So, as I write this, I am sitting at a campground in south central Kansas under a beautiful blue sky with just a touch of a breeze to make the air temperature feel perfect. But I am thinking that winds are not always so kind. About twelve hours ago, my wife and I, as well as many other campers, were scurrying around, lowering tents, raising awnings, stashing loose odds and ends, and otherwise trying to adjust to winds that we could not control. And I thought, “Isn’t that the same as flying? We spend a lot of time trying to find winds that are favorable, and then trying to minimize the effects of those that are not favorable.”
Actually, in the big scheme of things, winds are really a very good thing. Think about it. Wind is really the effect of two phenomena that we cannot live without – air, and the earth’s rotation. Remember back to your private pilot ground school days, and you will recall that the sun warms the earth and sets up a rising column of air at the equator (and plus or minus about twenty degrees latitude, depending on the season.) The air then drifts toward the poles and falls back down as it cools. And without the earth’s rotation, it would just wander back again to the south. But with the rotation, it moves generally from west to east.
But more to the point for us pilots, the wind sets up a number of situations (challenges?) that have bedeviled pilots since the beginning. Don’t believe it? Why did Orville and Wilbur leave their warm cozy nest in Dayton and travel to the North Carolina Outer Banks? Privacy, was one reason, but also because they could get a consistent sea breeze with a downhill run. And all of pilots today love to have a downslope and a headwind for takeoffs.

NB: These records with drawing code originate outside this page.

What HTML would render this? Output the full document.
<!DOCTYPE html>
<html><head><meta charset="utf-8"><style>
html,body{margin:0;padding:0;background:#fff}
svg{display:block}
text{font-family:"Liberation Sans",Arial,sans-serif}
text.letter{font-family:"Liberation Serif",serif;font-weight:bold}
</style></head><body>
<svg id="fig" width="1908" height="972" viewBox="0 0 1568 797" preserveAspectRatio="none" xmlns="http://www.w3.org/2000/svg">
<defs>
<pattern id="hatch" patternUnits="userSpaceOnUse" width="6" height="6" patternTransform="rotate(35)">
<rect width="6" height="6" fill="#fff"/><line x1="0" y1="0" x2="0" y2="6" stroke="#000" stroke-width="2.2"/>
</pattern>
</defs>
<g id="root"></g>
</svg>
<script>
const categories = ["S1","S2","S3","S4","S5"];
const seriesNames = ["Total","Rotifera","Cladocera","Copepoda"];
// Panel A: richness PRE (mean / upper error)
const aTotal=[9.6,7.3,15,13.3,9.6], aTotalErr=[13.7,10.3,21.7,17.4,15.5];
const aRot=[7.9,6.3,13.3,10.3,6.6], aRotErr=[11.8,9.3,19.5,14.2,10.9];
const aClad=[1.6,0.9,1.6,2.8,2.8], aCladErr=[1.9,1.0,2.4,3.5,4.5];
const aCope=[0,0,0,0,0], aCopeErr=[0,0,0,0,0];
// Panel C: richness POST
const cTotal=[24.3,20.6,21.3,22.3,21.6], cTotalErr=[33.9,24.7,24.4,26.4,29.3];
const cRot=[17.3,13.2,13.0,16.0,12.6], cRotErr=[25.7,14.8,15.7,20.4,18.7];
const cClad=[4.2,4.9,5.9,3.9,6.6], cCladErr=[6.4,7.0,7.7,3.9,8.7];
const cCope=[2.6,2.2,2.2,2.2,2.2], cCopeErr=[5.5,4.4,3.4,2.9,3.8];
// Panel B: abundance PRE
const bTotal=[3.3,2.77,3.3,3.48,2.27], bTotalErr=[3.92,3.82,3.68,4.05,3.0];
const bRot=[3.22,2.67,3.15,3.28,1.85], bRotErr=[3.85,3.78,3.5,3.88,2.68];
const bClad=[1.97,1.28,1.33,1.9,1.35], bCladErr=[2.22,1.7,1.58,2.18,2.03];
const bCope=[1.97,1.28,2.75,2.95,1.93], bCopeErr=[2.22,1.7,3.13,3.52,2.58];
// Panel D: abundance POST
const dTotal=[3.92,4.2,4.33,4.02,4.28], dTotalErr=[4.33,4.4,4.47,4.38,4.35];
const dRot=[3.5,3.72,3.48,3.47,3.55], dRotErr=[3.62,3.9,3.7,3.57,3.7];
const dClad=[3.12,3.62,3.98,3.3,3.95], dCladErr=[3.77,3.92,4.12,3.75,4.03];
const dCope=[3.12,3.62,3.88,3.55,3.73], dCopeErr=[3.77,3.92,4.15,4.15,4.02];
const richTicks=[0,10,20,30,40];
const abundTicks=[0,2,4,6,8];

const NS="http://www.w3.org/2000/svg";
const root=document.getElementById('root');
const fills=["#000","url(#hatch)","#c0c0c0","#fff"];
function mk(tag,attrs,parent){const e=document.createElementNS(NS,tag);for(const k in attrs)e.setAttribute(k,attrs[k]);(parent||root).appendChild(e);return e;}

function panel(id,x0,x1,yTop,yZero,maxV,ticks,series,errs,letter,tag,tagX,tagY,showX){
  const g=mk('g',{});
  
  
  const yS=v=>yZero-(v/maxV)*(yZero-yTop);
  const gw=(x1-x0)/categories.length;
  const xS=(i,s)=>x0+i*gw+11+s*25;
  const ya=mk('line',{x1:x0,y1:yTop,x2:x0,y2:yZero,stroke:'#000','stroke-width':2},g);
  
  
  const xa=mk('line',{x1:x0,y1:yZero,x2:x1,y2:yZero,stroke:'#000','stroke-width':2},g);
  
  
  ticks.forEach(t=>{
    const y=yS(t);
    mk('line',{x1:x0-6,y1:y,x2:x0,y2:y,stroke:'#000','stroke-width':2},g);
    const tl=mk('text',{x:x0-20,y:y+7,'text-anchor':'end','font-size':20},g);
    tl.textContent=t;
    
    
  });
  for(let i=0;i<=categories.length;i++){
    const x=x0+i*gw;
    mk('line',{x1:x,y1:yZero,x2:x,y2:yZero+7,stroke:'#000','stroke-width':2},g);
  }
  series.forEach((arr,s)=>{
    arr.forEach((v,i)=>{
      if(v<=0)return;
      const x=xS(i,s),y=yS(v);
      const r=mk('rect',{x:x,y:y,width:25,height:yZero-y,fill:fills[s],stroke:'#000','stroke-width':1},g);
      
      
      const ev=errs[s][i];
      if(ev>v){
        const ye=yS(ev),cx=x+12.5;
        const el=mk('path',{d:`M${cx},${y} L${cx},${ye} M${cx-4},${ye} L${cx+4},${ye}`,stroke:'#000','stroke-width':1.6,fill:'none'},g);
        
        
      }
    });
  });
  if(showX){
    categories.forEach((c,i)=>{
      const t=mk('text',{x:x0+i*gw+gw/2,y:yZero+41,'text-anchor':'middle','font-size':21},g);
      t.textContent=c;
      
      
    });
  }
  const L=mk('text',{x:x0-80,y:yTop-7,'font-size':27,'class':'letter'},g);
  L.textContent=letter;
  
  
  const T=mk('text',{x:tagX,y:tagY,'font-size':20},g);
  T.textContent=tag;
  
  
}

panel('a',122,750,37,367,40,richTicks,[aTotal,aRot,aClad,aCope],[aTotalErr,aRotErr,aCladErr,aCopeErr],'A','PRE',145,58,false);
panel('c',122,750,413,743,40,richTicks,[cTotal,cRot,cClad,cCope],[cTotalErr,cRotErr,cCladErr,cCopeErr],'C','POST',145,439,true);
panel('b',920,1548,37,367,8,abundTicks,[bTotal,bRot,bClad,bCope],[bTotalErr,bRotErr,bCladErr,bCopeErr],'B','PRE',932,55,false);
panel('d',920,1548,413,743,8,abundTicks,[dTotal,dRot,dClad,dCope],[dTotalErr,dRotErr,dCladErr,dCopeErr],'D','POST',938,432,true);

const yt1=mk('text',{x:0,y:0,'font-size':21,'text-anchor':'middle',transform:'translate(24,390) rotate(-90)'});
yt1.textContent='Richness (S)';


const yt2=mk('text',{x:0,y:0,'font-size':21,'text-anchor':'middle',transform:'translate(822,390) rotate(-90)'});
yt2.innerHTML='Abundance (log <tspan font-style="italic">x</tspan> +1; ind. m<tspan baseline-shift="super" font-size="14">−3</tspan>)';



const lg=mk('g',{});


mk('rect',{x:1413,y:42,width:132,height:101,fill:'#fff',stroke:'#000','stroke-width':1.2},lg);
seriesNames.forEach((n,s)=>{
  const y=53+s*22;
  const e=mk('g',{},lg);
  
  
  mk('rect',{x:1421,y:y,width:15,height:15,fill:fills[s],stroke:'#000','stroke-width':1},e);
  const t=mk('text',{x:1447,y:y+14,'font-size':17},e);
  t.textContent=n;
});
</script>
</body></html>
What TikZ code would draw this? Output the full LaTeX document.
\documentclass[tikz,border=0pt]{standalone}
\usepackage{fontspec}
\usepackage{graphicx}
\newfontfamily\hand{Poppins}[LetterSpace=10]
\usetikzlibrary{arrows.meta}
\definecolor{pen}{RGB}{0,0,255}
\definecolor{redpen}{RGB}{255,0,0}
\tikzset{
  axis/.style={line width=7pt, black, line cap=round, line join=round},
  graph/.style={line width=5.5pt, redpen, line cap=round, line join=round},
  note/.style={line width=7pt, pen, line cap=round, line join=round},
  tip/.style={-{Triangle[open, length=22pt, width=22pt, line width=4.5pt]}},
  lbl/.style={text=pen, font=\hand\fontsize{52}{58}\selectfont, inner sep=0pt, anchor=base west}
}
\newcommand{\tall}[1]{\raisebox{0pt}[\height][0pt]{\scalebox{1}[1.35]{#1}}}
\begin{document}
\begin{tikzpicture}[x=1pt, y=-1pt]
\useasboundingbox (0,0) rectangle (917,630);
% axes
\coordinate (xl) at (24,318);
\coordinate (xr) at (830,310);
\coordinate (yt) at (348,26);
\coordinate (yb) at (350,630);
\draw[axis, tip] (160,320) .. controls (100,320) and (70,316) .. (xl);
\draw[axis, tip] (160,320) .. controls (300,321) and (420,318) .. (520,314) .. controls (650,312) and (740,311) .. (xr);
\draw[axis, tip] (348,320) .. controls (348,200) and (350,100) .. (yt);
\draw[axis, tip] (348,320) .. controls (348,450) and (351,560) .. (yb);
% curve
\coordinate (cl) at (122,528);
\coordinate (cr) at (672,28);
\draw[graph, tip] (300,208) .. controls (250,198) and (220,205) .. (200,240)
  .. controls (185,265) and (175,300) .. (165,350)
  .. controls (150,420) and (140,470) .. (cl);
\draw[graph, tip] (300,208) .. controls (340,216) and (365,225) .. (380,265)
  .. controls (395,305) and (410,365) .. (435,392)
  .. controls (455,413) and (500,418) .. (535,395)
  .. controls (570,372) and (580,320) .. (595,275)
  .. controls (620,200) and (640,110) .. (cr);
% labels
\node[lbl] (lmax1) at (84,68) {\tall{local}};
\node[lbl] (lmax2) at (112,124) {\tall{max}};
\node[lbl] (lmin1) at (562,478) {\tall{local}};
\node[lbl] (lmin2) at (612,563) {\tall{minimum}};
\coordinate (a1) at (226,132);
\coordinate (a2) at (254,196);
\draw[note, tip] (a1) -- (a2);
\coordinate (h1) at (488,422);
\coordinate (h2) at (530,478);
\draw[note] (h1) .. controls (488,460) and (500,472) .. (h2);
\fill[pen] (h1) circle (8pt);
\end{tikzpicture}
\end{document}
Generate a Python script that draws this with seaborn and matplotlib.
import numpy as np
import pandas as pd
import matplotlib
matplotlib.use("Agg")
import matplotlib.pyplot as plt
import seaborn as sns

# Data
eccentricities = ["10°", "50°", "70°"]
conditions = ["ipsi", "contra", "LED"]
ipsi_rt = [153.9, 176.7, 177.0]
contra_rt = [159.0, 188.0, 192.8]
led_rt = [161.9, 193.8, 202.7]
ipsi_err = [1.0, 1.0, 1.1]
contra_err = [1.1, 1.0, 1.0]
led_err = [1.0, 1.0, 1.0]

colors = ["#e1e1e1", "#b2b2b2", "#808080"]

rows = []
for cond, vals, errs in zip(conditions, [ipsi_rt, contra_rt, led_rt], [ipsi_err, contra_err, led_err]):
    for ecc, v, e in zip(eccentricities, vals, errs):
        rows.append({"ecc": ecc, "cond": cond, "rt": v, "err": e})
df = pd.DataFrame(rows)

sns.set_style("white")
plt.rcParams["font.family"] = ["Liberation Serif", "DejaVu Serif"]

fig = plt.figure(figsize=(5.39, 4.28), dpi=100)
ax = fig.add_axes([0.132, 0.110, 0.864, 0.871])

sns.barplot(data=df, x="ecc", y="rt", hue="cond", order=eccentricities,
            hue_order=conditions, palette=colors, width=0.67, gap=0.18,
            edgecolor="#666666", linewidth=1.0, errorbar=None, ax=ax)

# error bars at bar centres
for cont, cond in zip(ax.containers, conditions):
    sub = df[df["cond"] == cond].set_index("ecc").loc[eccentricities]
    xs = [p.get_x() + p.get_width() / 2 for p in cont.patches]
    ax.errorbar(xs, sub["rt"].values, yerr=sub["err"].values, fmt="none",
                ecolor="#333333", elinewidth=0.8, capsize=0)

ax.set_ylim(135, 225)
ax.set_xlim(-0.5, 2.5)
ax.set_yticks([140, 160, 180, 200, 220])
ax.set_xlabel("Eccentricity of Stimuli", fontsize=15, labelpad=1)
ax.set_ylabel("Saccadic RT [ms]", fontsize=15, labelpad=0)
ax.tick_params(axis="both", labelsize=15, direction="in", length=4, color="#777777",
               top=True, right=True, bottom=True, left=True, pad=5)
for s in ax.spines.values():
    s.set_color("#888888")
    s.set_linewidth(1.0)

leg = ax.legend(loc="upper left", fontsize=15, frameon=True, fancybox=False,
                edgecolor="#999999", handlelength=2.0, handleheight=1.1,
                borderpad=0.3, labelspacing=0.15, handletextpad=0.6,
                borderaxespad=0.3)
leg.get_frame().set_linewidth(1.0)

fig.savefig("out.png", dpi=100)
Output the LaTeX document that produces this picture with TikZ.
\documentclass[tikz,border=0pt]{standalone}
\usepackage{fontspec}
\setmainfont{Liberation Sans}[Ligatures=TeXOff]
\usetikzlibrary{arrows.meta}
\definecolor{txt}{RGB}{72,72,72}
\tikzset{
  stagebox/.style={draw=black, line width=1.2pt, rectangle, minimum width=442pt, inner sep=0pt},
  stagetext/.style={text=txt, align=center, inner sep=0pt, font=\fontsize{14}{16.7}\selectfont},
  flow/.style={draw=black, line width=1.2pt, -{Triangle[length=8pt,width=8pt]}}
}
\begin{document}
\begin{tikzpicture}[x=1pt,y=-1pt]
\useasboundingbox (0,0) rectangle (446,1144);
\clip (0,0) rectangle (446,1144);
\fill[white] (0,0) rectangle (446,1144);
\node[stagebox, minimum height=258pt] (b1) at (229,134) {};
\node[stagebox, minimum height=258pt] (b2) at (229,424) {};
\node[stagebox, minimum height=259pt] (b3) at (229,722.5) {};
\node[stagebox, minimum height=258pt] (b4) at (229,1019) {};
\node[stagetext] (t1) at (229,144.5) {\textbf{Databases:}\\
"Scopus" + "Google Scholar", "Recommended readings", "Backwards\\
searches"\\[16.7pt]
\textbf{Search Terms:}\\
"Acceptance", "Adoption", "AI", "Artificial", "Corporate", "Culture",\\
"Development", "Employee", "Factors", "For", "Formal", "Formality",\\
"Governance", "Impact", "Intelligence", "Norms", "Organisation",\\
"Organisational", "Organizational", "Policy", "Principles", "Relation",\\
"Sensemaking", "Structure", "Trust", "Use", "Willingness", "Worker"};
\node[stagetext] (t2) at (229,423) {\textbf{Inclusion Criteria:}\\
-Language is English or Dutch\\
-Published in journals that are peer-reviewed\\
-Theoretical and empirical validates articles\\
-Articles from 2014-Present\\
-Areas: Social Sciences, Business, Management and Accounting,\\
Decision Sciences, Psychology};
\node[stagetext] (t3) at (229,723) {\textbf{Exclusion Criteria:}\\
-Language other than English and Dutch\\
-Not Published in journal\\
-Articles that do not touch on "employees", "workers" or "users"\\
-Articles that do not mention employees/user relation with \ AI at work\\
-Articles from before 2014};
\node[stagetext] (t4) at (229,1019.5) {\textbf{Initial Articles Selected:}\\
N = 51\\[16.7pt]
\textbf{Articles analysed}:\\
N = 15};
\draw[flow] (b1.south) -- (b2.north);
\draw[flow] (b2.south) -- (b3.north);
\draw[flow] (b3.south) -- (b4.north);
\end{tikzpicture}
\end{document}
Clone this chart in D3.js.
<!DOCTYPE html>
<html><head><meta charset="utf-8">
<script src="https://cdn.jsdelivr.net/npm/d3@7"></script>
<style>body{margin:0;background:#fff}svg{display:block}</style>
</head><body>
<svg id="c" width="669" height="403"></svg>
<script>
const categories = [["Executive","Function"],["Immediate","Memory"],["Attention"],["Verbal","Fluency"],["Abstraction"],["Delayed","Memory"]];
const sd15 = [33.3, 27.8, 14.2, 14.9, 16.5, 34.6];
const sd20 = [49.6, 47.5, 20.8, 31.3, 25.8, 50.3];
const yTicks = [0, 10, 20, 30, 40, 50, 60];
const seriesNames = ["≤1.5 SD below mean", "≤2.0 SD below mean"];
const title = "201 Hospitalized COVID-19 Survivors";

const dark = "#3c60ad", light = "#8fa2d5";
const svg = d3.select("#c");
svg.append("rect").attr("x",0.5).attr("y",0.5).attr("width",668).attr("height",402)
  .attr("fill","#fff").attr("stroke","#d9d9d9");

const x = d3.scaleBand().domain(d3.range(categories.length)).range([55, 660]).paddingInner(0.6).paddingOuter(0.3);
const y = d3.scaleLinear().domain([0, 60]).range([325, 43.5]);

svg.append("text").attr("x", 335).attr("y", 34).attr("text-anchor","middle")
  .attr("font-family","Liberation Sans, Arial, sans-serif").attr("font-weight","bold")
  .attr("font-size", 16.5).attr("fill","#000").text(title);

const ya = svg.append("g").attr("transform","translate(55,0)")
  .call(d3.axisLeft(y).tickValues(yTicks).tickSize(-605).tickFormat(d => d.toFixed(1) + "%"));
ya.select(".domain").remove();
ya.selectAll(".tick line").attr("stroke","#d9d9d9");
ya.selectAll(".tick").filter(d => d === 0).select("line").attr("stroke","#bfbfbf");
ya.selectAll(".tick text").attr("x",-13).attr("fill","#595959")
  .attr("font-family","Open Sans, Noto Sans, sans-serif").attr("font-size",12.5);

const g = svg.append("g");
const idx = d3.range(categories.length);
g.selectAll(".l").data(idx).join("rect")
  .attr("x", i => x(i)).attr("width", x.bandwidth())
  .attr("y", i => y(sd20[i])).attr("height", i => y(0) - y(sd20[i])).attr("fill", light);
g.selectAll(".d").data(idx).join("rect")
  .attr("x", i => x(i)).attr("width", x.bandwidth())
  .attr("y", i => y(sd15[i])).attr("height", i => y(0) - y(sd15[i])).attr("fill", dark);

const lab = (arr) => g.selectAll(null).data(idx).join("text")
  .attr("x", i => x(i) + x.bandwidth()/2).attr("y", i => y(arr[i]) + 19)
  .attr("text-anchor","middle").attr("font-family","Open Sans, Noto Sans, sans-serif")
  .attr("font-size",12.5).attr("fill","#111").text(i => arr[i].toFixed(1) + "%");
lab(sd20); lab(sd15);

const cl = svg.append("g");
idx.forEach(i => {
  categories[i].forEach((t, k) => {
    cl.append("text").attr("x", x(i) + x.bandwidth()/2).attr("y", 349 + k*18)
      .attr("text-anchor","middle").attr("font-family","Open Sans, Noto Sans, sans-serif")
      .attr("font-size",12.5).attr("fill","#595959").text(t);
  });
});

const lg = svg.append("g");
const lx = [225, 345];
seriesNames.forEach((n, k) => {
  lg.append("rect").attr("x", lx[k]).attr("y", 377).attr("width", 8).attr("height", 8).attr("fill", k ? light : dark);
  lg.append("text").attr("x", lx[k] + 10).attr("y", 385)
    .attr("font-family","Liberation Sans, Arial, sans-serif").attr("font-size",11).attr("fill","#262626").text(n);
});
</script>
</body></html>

Pilots are affected by winds in three different phases of flight, and our response to each phase is a bit different. In cruise, we are slowed by headwinds, boosted by tailwinds, and shoved off course by crosswinds. And here are two True/False questions to test your “enroute winds” knowledge. First - If a pilot flies from one point to another and returns to the point of departure, the overall time will be the same regardless of wind velocity as long as it is the same for both legs and is a direct headwind / tailwind. And second - A direct west crosswind (that is a wind with no headwind or tailwind component) has no affect on our overall flight time.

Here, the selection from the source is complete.